What is asked
Please output the data below exactly as given, starting at its first line and stopping after the line that contains "const yTicks = [-14, -12, -10, -8, -6, -4];".

Data provided
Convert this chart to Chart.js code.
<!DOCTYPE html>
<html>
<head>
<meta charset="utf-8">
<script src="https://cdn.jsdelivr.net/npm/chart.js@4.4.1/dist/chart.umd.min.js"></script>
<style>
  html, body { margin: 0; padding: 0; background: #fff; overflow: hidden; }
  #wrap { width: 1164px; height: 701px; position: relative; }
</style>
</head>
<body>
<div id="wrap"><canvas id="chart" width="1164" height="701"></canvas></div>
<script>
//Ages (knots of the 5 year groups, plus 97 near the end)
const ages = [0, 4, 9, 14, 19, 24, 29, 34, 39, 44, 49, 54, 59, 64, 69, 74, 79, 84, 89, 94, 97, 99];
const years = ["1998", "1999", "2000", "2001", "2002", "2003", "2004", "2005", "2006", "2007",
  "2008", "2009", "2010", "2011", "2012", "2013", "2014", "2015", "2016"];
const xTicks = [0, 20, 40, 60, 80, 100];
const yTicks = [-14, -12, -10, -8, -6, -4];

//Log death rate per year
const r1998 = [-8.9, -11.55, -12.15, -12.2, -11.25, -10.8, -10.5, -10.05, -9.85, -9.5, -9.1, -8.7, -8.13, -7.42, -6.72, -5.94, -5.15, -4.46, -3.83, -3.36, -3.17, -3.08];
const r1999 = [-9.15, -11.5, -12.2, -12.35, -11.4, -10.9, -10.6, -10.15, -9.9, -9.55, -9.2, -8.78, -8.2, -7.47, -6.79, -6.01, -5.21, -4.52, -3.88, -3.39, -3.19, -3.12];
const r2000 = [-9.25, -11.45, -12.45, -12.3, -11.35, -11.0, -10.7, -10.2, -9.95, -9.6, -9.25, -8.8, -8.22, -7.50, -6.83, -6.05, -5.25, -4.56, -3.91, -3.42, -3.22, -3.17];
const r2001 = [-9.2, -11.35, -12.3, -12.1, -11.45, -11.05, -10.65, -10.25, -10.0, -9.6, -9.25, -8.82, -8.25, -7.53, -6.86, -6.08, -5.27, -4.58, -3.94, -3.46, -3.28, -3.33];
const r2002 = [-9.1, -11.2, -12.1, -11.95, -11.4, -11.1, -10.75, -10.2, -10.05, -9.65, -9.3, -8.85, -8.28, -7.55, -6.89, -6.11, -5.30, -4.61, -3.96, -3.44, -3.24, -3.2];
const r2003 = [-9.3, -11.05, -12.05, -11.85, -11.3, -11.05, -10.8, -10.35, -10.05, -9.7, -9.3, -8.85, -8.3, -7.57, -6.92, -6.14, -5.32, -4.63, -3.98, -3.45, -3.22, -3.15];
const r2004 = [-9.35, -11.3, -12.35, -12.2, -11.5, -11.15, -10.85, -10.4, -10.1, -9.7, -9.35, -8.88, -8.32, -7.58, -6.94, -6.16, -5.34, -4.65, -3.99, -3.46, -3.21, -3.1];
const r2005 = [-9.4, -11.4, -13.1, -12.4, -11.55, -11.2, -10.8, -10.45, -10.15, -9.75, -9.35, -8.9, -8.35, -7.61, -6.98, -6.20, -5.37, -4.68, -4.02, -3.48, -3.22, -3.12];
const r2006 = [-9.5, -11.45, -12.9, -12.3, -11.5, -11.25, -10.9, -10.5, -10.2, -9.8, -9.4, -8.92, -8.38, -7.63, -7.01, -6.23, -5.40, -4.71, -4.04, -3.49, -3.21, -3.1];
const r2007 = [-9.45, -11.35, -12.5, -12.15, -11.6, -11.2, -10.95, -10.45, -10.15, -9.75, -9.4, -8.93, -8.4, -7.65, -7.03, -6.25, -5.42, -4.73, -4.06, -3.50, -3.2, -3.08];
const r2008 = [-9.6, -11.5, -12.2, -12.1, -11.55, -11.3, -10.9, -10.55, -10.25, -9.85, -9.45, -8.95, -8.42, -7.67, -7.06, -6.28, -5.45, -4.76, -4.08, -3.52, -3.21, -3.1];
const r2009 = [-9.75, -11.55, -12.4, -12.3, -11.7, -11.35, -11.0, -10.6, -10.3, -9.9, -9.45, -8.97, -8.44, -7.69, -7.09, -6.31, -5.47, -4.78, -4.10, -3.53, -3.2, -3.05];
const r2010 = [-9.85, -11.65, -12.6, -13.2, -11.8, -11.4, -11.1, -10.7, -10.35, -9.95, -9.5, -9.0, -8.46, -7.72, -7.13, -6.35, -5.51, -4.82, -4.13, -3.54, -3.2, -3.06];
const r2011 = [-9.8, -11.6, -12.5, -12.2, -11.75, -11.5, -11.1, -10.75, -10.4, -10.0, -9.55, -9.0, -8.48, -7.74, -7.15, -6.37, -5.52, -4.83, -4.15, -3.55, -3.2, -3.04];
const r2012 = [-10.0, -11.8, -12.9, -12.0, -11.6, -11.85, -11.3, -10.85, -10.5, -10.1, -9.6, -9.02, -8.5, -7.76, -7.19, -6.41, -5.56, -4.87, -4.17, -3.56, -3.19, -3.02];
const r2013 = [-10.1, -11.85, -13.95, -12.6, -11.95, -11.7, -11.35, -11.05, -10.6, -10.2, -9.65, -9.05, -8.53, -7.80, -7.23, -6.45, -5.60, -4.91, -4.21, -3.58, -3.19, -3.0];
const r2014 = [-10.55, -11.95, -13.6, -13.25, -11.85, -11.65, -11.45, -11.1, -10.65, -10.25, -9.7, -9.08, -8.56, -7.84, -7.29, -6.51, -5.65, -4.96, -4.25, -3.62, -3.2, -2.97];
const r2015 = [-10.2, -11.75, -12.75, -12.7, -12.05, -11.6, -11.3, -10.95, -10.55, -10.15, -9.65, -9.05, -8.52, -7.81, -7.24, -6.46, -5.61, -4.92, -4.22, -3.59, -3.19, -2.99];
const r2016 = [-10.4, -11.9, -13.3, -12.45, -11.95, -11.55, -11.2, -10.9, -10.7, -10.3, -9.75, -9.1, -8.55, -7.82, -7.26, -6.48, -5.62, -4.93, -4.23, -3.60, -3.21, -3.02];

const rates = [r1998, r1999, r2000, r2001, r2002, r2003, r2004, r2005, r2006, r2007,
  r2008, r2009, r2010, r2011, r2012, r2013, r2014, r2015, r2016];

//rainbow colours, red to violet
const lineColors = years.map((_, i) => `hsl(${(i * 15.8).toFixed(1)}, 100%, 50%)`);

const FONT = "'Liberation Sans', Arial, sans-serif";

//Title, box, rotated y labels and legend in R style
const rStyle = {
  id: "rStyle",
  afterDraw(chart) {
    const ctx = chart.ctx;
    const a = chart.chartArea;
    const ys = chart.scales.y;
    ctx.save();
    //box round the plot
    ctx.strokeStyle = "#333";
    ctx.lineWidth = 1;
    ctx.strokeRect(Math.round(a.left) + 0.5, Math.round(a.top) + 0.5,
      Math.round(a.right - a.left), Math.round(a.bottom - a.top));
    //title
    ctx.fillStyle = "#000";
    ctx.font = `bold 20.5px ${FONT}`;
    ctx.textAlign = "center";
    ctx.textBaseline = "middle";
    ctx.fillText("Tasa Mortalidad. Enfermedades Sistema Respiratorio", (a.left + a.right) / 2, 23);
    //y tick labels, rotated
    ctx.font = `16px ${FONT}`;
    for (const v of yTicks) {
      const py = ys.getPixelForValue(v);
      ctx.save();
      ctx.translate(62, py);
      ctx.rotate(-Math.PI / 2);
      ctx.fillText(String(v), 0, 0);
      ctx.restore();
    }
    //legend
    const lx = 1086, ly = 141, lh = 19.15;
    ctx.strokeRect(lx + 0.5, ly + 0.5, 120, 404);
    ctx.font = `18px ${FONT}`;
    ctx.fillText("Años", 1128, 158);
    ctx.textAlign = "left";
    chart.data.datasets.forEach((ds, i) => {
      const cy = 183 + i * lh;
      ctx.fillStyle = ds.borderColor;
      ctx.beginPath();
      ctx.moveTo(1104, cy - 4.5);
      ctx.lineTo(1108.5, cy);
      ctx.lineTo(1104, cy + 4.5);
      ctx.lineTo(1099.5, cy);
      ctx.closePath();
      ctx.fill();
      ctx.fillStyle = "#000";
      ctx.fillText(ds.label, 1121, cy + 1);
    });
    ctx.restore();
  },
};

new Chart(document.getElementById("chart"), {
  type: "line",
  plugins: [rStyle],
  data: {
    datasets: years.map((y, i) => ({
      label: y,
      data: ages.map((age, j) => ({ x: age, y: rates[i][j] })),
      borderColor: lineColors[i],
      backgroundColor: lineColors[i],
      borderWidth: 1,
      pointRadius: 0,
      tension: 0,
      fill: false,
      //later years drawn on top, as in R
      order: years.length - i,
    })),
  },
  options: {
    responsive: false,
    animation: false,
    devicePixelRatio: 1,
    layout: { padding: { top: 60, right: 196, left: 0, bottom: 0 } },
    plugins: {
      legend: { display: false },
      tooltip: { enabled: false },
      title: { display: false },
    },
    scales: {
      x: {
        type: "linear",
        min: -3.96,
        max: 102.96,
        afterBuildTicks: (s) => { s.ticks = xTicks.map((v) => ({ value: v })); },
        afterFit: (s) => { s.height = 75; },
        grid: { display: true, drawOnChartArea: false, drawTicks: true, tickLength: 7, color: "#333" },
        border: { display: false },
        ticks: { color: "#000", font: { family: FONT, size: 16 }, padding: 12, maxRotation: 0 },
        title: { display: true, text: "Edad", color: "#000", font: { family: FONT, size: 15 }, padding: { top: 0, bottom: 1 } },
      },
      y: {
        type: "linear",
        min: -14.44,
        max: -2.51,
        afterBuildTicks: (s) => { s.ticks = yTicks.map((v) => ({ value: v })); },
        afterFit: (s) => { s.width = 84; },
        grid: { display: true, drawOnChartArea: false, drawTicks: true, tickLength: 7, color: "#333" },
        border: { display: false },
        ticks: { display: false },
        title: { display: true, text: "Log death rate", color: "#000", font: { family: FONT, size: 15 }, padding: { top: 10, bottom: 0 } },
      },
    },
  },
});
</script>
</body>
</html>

Task solution
Convert this chart to Chart.js code.
<!DOCTYPE html>
<html>
<head>
<meta charset="utf-8">
<script src="https://cdn.jsdelivr.net/npm/chart.js@4.4.1/dist/chart.umd.min.js"></script>
<style>
  html, body { margin: 0; padding: 0; background: #fff; overflow: hidden; }
  #wrap { width: 1164px; height: 701px; position: relative; }
</style>
</head>
<body>
<div id="wrap"><canvas id="chart" width="1164" height="701"></canvas></div>
<script>
//Ages (knots of the 5 year groups, plus 97 near the end)
const ages = [0, 4, 9, 14, 19, 24, 29, 34, 39, 44, 49, 54, 59, 64, 69, 74, 79, 84, 89, 94, 97, 99];
const years = ["1998", "1999", "2000", "2001", "2002", "2003", "2004", "2005", "2006", "2007",
  "2008", "2009", "2010", "2011", "2012", "2013", "2014", "2015", "2016"];
const xTicks = [0, 20, 40, 60, 80, 100];
const yTicks = [-14, -12, -10, -8, -6, -4];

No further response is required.